Crítica 'El porvenir'

Isabelle Huppert y Roman Kolinka, en una escena de la nueva película de Mia Hansen-Løve.
Manuel J. Lombardo

27 de septiembre 2016 - 05:00

El porvenir. Drama, Francia, 2016, 103 min. Dirección y guión: Mia Hansen-Løve. Fotografía: Dennis Lenoir. Intérpretes: Isabelle Huppert, Edith Scob, Roman Kolinka, André Marcon, Sarah Le Picard, Solal Forte, Elise Lhomeau, Lionel Dray.

Tras el traspiés de Eden, en la que Mia Hansen-Løve buscaba una cierta recapitulación generacional a través del relato del nacimiento y el ocaso de la música dance, El porvenir nos la devuelve a su territorio natural, a saber, a los márgenes de la familia y el retrato femenino como ámbitos de pleno dominio, ya demostrado en Todo está perdonado, El padre de mis hijos y Primer amor.
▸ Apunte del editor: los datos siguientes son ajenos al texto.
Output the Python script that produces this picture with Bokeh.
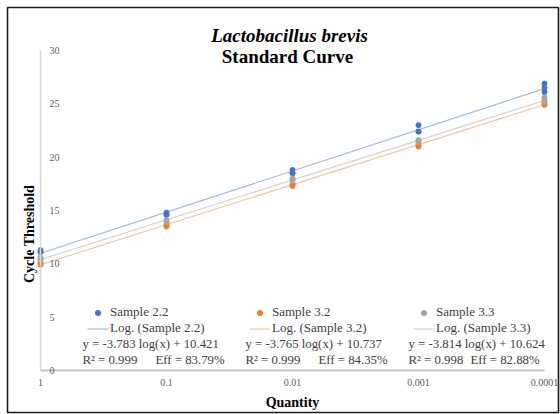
import numpy as np
from bokeh.plotting import figure
from bokeh.models import Range1d, FixedTicker, Label, Legend, LegendItem
from bokeh.embed import file_html
from bokeh.resources import INLINE

# ---------------- data ----------------
quantity = [1, 0.1, 0.01, 0.001, 0.0001]
x_tick_labels = ["1", "0.1", "0.01", "0.001", "0.0001"]
y_ticks = [0, 5, 10, 15, 20, 25, 30]
y_tick_labels = ["0", "5", "10", "15", "20", "25", "30"]

series_names = ["Sample 2.2", "Sample 3.2", "Sample 3.3"]
trend_names = ["Log. (Sample 2.2)", "Log. (Sample 3.2)", "Log. (Sample 3.3)"]
eq_texts = ["y = -3.783 log(x) + 10.421", "y = -3.765 log(x) + 10.737", "y = -3.814 log(x) + 10.624"]
r2_texts = ["R\u00b2 = 0.999", "R\u00b2 = 0.999", "R\u00b2 = 0.998"]
eff_texts = ["Eff = 83.79%", "Eff = 84.35%", "Eff = 82.88%"]

# replicate Ct values at each quantity
s22_ct = [[11.3, 11.1, 11.1], [14.8, 14.6, 14.6], [18.8, 18.5, 18.5], [23.0, 22.4, 22.4], [26.9, 26.5, 26.1]]
s32_ct = [[10.0, 9.9, 10.1], [13.6, 13.5, 13.7], [17.4, 17.3, 17.5], [21.1, 21.0, 21.2], [25.0, 25.1, 24.9]]
s33_ct = [[10.5, 10.4, 10.6], [14.0, 13.9, 14.1], [17.9, 17.8, 18.0], [21.5, 21.4, 21.6], [25.6, 25.2, 25.4]]

marker_colors = ["#4472c4", "#ed7d31", "#a5a5a5"]
trend_colors = ["#9cb3e2", "#f5bf98", "#cfcfcf"]

# ---------------- layout (pixels) ----------------
W, H = 560, 414
FL, FR, FT, FB = 7, 558, 7, 412          # chart-area box (frame) edges
PX_X0, PX_X1 = 40, 544                   # plot area left / right
PX_Y0, PX_Y1 = 370, 50                   # plot area bottom / top

lx0, lx1 = np.log10(quantity[0]), np.log10(quantity[-1])
px_per_dec = (PX_X1 - PX_X0) / (lx0 - lx1)
x_start = 10 ** (lx0 + (PX_X0 - FL) / px_per_dec)
x_end = 10 ** (lx1 - (FR - PX_X1) / px_per_dec)
px_per_unit = (PX_Y0 - PX_Y1) / (y_ticks[-1] - y_ticks[0])
y_start = y_ticks[0] - (FB - PX_Y0) / px_per_unit
y_end = y_ticks[-1] + (PX_Y1 - FT) / px_per_unit

FONT = "Liberation Serif"

p = figure(width=W, height=H, x_axis_type="log", y_axis_location="right",
           x_range=Range1d(x_start, x_end), y_range=Range1d(y_start, y_end),
           output_backend="svg", toolbar_location=None,
           min_border_left=FL, min_border_right=W - FR, min_border_top=FT, min_border_bottom=H - FB)
p.outline_line_color = "#1a1a1a"
p.outline_line_width = 1.6
p.xgrid.visible = False
p.ygrid.visible = False
p.background_fill_color = "white"
p.border_fill_color = "white"

# x axis, sitting at y = 0
xa = p.xaxis[0]
xa.fixed_location = y_ticks[0]
xa.bounds = (quantity[-1], quantity[0])
xa.ticker = FixedTicker(ticks=quantity, minor_ticks=[])
xa.major_label_overrides = {q: l for q, l in zip(quantity, x_tick_labels)}
xa.axis_line_color = "#c4c4c4"
xa.axis_line_width = 2
xa.major_tick_out = 0
xa.major_tick_in = 0
xa.minor_tick_out = 0
xa.minor_tick_in = 0
xa.major_label_text_font = FONT
xa.major_label_text_font_size = "10px"
xa.major_label_text_color = "#595959"
xa.major_label_standoff = 8

# y axis, sitting at x = 1, labels to its right
ya = p.yaxis[0]
ya.fixed_location = quantity[0]
ya.bounds = (y_ticks[0], y_ticks[-1])
ya.ticker = FixedTicker(ticks=y_ticks, minor_ticks=[])
ya.major_label_overrides = {t: l for t, l in zip(y_ticks, y_tick_labels)}
ya.axis_line_color = "#d9d9d9"
ya.axis_line_width = 1.6
ya.major_tick_out = 0
ya.major_tick_in = 0
ya.minor_tick_out = 0
ya.minor_tick_in = 0
ya.major_label_text_font = FONT
ya.major_label_text_font_size = "10px"
ya.major_label_text_color = "#595959"
ya.major_label_standoff = 9

# ---------------- series ----------------
all_ct = [s22_ct, s32_ct, s33_ct]
scatter_rs, line_rs = [], []
for i, ct in enumerate(all_ct):
    xs = [q for q, reps in zip(quantity, ct) for _ in reps]
    ys = [v for reps in ct for v in reps]
    slope, icpt = np.polyfit(np.log10(xs), ys, 1)   # log trendline fitted to the data
    tx = [quantity[0], quantity[-1]]
    ty = [slope * np.log10(v) + icpt for v in tx]
    line_rs.append(p.line(tx, ty, line_color=trend_colors[i], line_width=1.1))

for i, ct in enumerate(all_ct):
    xs = [q for q, reps in zip(quantity, ct) for _ in reps]
    ys = [v for reps in ct for v in reps]
    scatter_rs.append(p.scatter(xs, ys, size=5, fill_color=marker_colors[i],
                                line_color=marker_colors[i]))

# ---------------- legends / equations ----------------
leg_left = [87, 249, 413]
eq_x = [82, 245, 408]
eff_x = [155, 318, 470]
for i in range(3):
    leg = Legend(items=[LegendItem(label=series_names[i], renderers=[scatter_rs[i]]),
                        LegendItem(label=trend_names[i], renderers=[line_rs[i]])],
                 location=(leg_left[i] - FL, FB - 336), orientation="vertical",
                 padding=0, margin=0, spacing=0,
                 border_line_color=None, background_fill_alpha=0,
                 glyph_width=21, glyph_height=13, label_height=16, label_standoff=2,
                 label_text_font=FONT, label_text_font_size="13px", label_text_color="#404040")
    p.add_layout(leg)
    for txt, xx, yo in [(eq_texts[i], eq_x[i], 27), (r2_texts[i], eq_x[i], 11),
                        (eff_texts[i], eff_x[i], 11)]:
        p.add_layout(Label(x=quantity[0], y=y_ticks[0], x_offset=xx - PX_X0, y_offset=yo, text=txt,
                           text_baseline="middle", text_font=FONT, text_font_size="12.8px",
                           text_color="#404040"))

# ---------------- titles ----------------
p.add_layout(Label(x=quantity[2], y=y_ticks[-1], x_offset=-3, y_offset=15.5,
                   text="Lactobacillus brevis",
                   text_align="center", text_baseline="alphabetic", text_font=FONT,
                   text_font_size="19px", text_font_style="bold italic", text_color="black"))
p.add_layout(Label(x=quantity[2], y=y_ticks[-1], x_offset=-5, y_offset=-6, text="Standard Curve",
                   text_align="center", text_baseline="alphabetic", text_font=FONT,
                   text_font_size="19px", text_font_style="bold", text_color="black"))
p.add_layout(Label(x=quantity[2], y=y_ticks[0], y_offset=-32, text="Quantity",
                   text_align="center", text_baseline="middle", text_font=FONT,
                   text_font_size="14px", text_font_style="bold", text_color="black"))
p.add_layout(Label(x=quantity[0], y=12.8, x_offset=-11, text="Cycle Threshold",
                   angle=90, angle_units="deg",
                   text_align="center", text_baseline="middle", text_font=FONT,
                   text_font_size="14px", text_font_style="bold", text_color="black"))

open("out.html", "w").write(file_html(p, INLINE))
Focalizada en torno a una Isabelle Huppert poderosa, enérgica y omnipresente, El porvenir camina sobre un tempo fluido de aire novelesco, siguiendo el paso firme y decidido de una mujer de mediana edad que ve como su mundo de ideas (es profesora de Filosofía y escritora) y confort burgués se verá resquebrajado por los acontecimientos: la infidelidad y la separación del marido, la enfermedad y la muerte de la madre, la decadencia del modelo intelectual en el que se ha forjado profesionalmente, el distanciamiento con uno de sus pupilos y herederos, una sociedad convulsa que se manifiesta en las calles...

En el cine de Hansen-Løve se siente siempre con pasmosa naturalidad el paso del tiempo y las estaciones, marco para una estructura narrativa que progresa siempre con determinación y economía, entre escenas breves y elocuentes que se hacen eco, desde el prólogo junto a la tumba de Chateaubriand al final en el piso familiar en el día de Navidad, sin la sensación de asistir a la ilustración del material escrito. Un cine sin miedo a las citas y al pensamiento en el que se habla de libros, de música, de filosofía y de política, también de gatos y de comida.

El porvenir nos reconcilia así con el tiempo de la vida entrelazado con el poder elíptico y sintético del relato, con una Huppert de carne y hueso que se desestabiliza ante nosotros sin grandes gestos ni catarsis melodramáticas. En su recorrido físico (anda, corre, sube escaleras, da clase, habla por teléfono, se mete en el fango...) por las imágenes puede sentirse perfectamente el peso de su propia batalla interna, el desmoronamiento de un mundo que ella creía cerrado y pleno, y en su mirada hacia los espacios y lugares en los que fue feliz tal vez sin saberlo, una despedida que obliga a afrontar el futuro como nuevo y único horizonte de incertidumbre.